L’idée d’associer à chaque personnage une vision qui rejoint le fondement même du genre auquel appartient Wefuke est plutôt maline, et le réalisateur l’exploite habilement, en glissant dans les dialogues de nombreuses références qui raviront les amateurs de cinéma de genre et qui apportent des touches d’humour appréciables, dans la mesure où ces références pointent des clichés dont le film, avec une certaine ironie, fait parfois usage.

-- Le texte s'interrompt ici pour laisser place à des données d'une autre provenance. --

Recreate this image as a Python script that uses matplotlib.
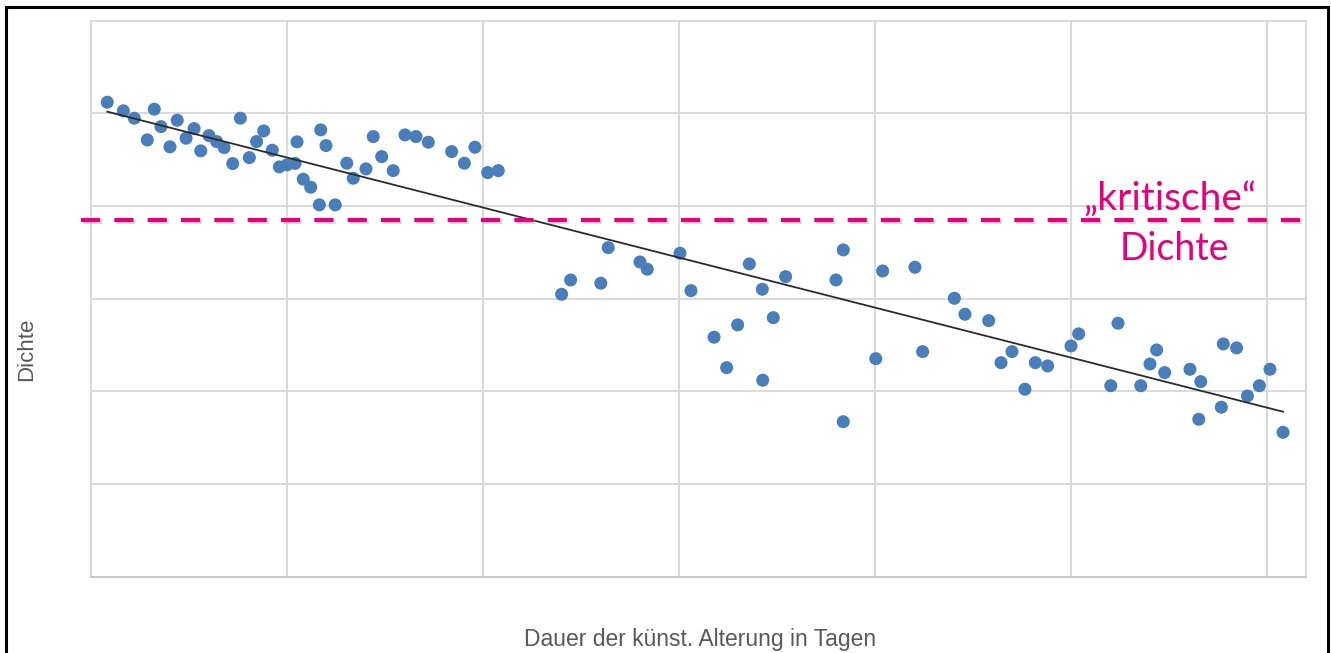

Malheureusement, même s’il ambitionne de bousculer le genre, Javier Attridge se heurte aussi à ses limites. Comme souvent, c’est dans les dernières minutes que le bât blesse, pour les mêmes raisons que dans la quasi totalité des found footage : la caméra à l’épaule finit par devenir plus fatigante qu’immersive, occasionnant une réalisation trop brouillonne, tandis qu’on croit de moins en moins à l’attitude consistant à garder une caméra en main lorsqu’un danger mortel se précise. Peut-être aurait-il été intéressant de mélanger, dans le film, des plans « amateur » tournés par les comédiens avec des plans « cinéma », pour proposer une forme plus variée et jouer sur différents points de vue.

Mais il serait injuste de rejeter le film dans son ensemble, simplement parce qu’il convainc moins dans sa dernière partie. Wefuke possède un vrai sujet, qui ne se contente pas de tirer les vieilles ficelles du found footage, et un duo de personnages qui fonctionne bien. Il mérite donc qu’on s’y attarde et qu’on surveille un peu la carrière d’Attridge, en espérant qu’il ne se cantonnera pas à un sous-genre particulièrement casse-gueule, et qu’il continuera, en revanche, de puiser ses idées dans l’histoire et la culture de son pays.
Le found footage est un genre piégeux dans lequel Wekufe finit par s'embourber quelque peu, mais non sans être parvenu, au préalable, à explorer un sujet intéressant, ancré dans la société et l'histoire du Chili, et à créer deux personnages attachants, incarnés avec talent par leurs interprètes respectifs.